Ends Sunday: “Penumbra Theatre at 40: Art, Race and a Nation on Stage” at the Minnesota History Center. A backstage look at the nation’s preeminent African-American theater. Definitely worth going if you need a reminder – or want to know more – about why Penumbra matters and its storied history. Also: Chagall’s “Double Portrait With Wine Glass” at Mia. On loan from the Museum of Modern Art in Paris, this joyful painting will soon say au revoir. It’s in the Cargill Gallery on the first floor, so you can grab a parking space, run in and take a look.

On sale now

Tickets to the 12th season of the Met’s Emmy- and Peabody-winning “Live in HD” series.
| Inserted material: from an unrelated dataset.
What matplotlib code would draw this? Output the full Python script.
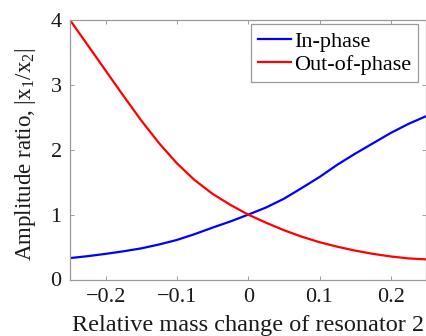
import numpy as np
import matplotlib.pyplot as plt

plt.rcParams['font.family'] = ['Liberation Serif', 'DejaVu Serif']
plt.rcParams['mathtext.fontset'] = 'custom'
plt.rcParams['mathtext.rm'] = 'Liberation Serif'
plt.rcParams['mathtext.it'] = 'Liberation Serif'

# relative mass change of resonator 2
dm = np.array([-0.25, -0.225, -0.2, -0.175, -0.15, -0.125, -0.1, -0.075, -0.05, -0.025,
               0.0, 0.025, 0.05, 0.075, 0.1, 0.125, 0.15, 0.175, 0.2, 0.225, 0.25])

# amplitude ratio |x1/x2| for each mode
in_phase = np.array([0.33, 0.36, 0.395, 0.435, 0.48, 0.54, 0.61, 0.70, 0.80, 0.895,
                     1.00, 1.11, 1.245, 1.41, 1.58, 1.77, 1.94, 2.10, 2.26, 2.40, 2.52])
out_of_phase = np.array([4.00, 3.61, 3.22, 2.83, 2.45, 2.10, 1.79, 1.53, 1.32, 1.15,
                         1.00, 0.875, 0.76, 0.66, 0.575, 0.505, 0.445, 0.395, 0.355, 0.325, 0.31])

xticks = [-0.2, -0.1, 0, 0.1, 0.2]
xticklabels = ['\u22120.2', '\u22120.1', '0', '0.1', '0.2']
yticks = [0, 1, 2, 3, 4]

W, H = 427, 336
fig = plt.figure(figsize=(W / 100, H / 100), dpi=100)
ax = fig.add_axes([70 / W, 1 - 279.5 / H, 356.5 / W, 259.5 / H])

ax.plot(dm, in_phase, color='#0000ff', lw=1.6, label='In-phase')
ax.plot(dm, out_of_phase, color='#ff0000', lw=1.6, label='Out-of-phase')

ax.set_xlim(-0.25, 0.25)
ax.set_ylim(0, 4)
ax.set_xticks(xticks)
ax.set_xticklabels(xticklabels)
ax.set_yticks(yticks)

grey = '#9a9a9a'
for s in ax.spines.values():
    s.set_color(grey)
    s.set_linewidth(0.9)
ax.tick_params(direction='in', top=True, right=True, length=3, width=0.7,
               color=grey, labelcolor='#1a1a1a', labelsize=16, pad=6)

ax.set_xlabel('Relative mass change of resonator 2', fontsize=17.5, color='#1a1a1a', labelpad=6)
ax.set_ylabel('Amplitude ratio, |x$_1$/x$_2$|', fontsize=16.5, color='#1a1a1a')
ax.yaxis.set_label_coords(-0.09, 0.48)

leg = ax.legend(loc='upper right', bbox_to_anchor=(0.977, 0.983), fontsize=16,
                frameon=True, fancybox=False, edgecolor=grey, framealpha=1,
                handlelength=1.5, handletextpad=0.15, labelspacing=0.12,
                borderpad=0.3, borderaxespad=0.0)
leg.get_frame().set_linewidth(0.9)

fig.savefig('out.png', dpi=100)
Performances from New York City’s Metropolitan Opera, beamed in real time to movie theaters, where the seats are extra-comfy, it’s OK to munch on popcorn, and you can take a break whenever you want. This season includes a new production of Bellini’s “Norma” (Sondra Radvanovsky, Joyce DiDonato); James Levine conducting Julie Taymor’s production of Mozart’s “Die Zauberflöte”; the Met premiere of Thomas Adès’ “The Exterminating Angel,” conducted by the composer, based on the screenplay for the 1962 Buñuel film; a new production of Puccini’s “Tosca,” with Bryn Terfel as Scarpia; and you can go online to learn about the rest.